John Fredriksen, the freewheeling shipping entrepreneur, has made one of his most daring moves yet with his eye-wateringly large $2.35bn takeover of 24 Euronav tankers.
Securing his stock-listed Frontline company as the world’s biggest independent very large tanker owner in tonnage terms will leave him well-placed to cash in on an anticipated demand boom.
Equally, if the world slides into economic recession and the need for crude slumps, then the Norwegian-born shipowner could be sitting on a very large — sinking — white elephant.
Frontline would be increasing its capacity from 12.5m dwt to 19.7m dwt, up nearly 60%. It would have a VLCC fleet of 46.
Yet the immediate outlook for big tankers does not look rosy, with Saudi Arabia and Russia choosing to continue with voluntary cuts to crude output at least until Christmas.
This has helped push oil prices up close to $100 per barrel in recent weeks and freight rates for some tankers are back down close to breakeven levels after an earlier optimistic flourish in 2022.
At the start of this year, the trade disruption caused by the Russian invasion of Ukraine, plus the lack of new tanker capacity coming on stream, had led to excited talk of a new supercycle.
That has failed to materialise with a major slump in Russian seaborne exports since spring, but there are still hopes that with crude inventories falling, inflation rising again, and Opec coffers replenished, the production caps will eventually be slackened by Saudi Arabia and Russia unleashing strong demand for tonnage.
And there are still virtually no new VLCCs on the slipway for the next 24 months. Evercore ISI analyst Jonathan Chappell estimates there is only one new vessel to be added to the fleet in 2024 and so far only for the following year.
Chappell pointed out this unique situation in a research note this week: “What does history tell us about the impact on rates from fleet growth of 1% — 0.1% to be exact — in consecutive years?
“It doesn’t offer any insight at all because there has never been such a de minimis number of new deliveries to a major asset class over a two-year period. However, history does show that in prior periods of limited new capacity adds, tanker spot rates move higher.”
Jefferies analyst Omar Nokta is similarly optimistic, saying that the tanker boom has been deferred but strengthened and is still hopeful that 2024 will be a “banner year”.
Fredriksen, who masterminded the deal, will have done his own calculations. While he does get some things wrong — certainly underestimating the Saverys family’s determination to stymy his earlier hopes of a Euronav/Frontline merger — he has a reputation for getting most big decisions right.
As Frontline put it in an upbeat statement: “All (the newly-acquired) vessels are on the water, in an environment of long lead times for new capacity to be obtained.”
Spending $2.35bn on tankers is a mega deal in shipping, but it is perhaps worth putting it into the context of other sectors, such as oil that provides the cargoes.
ExxonMobil is currently pondering a $60bn deal to take over US shale producer Pioneer Natural Resources — a small change arguably for an oil major, which has more than half that amount sitting in free cash on its balance sheet.

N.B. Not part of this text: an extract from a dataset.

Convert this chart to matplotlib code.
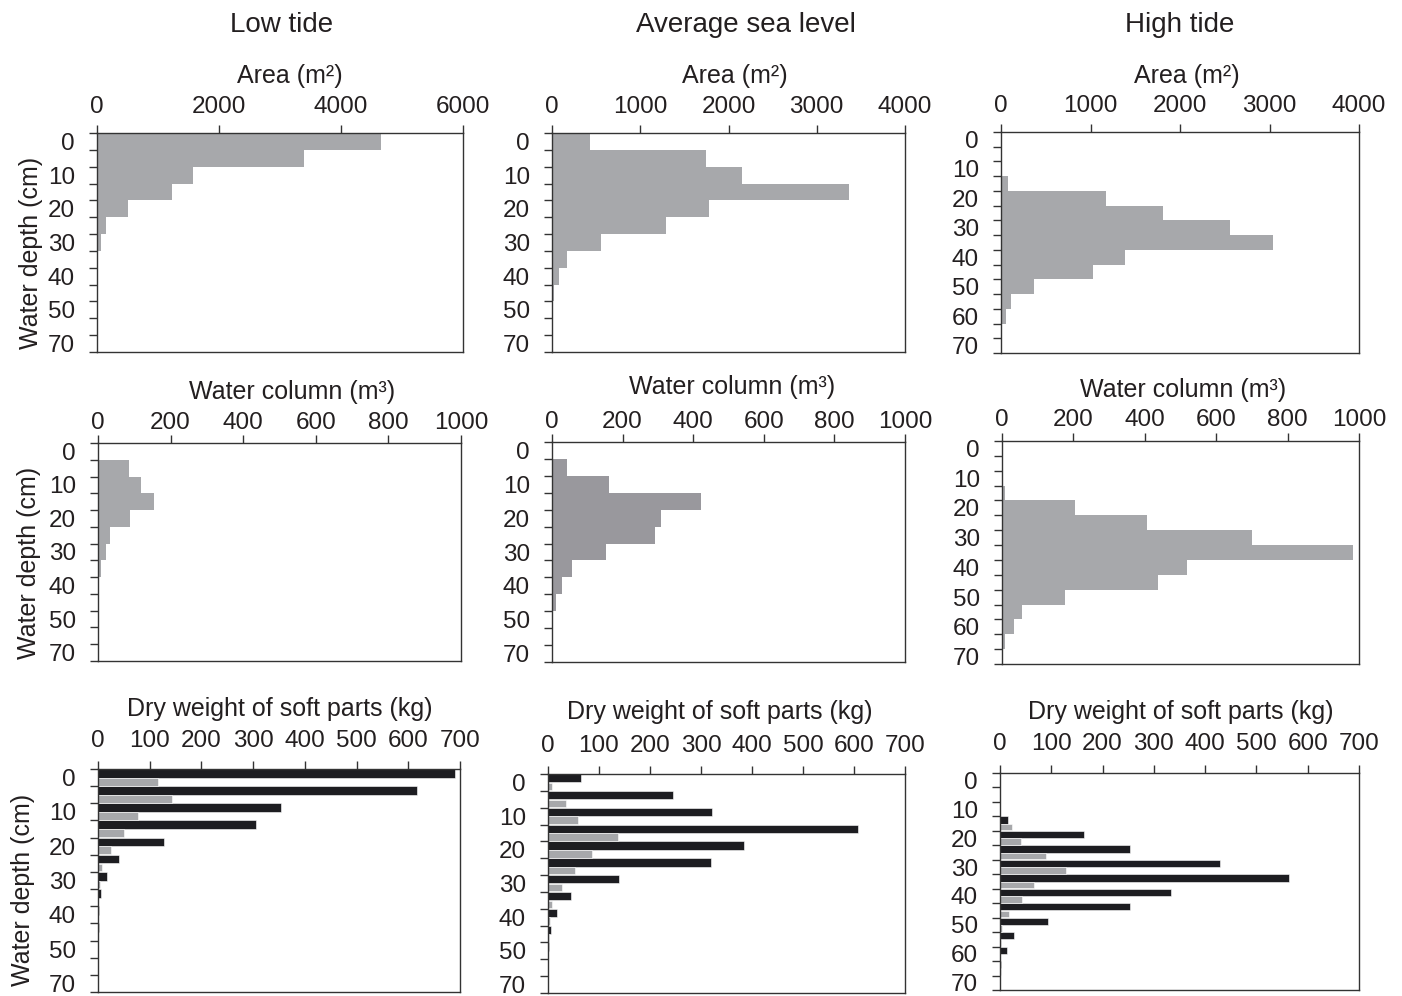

Deal ends of trench warfare
Meanwhile, Frontline and Fredriksen’s privately owned Famatown Finance will themselves get more than $1bn back from selling out their holdings in Euronav.
Perhaps, most importantly, the deal marks the end of the trench warfare and ultimate stalemate over strategy between Fredriksen and the Saverys family at Euronav, which cost former chief executive Hugo De Stoop his job.
His interim successor, Lieve Logghe, said after months of uncertainty that the transaction “leverages the value that Euronav and its people have created through many years of hard work”.
The Belgian-based shipping company said it would retain its listing on Euronext Brussels and in New York, but many analysts are convinced the Saverys will eventually take Euronav private if they can.
Fredriksen will leverage his advantage of being the biggest pure-play stock-listed tanker company sucking in new investors looking for exposure to seaborne crude transport in what should be a tightening market.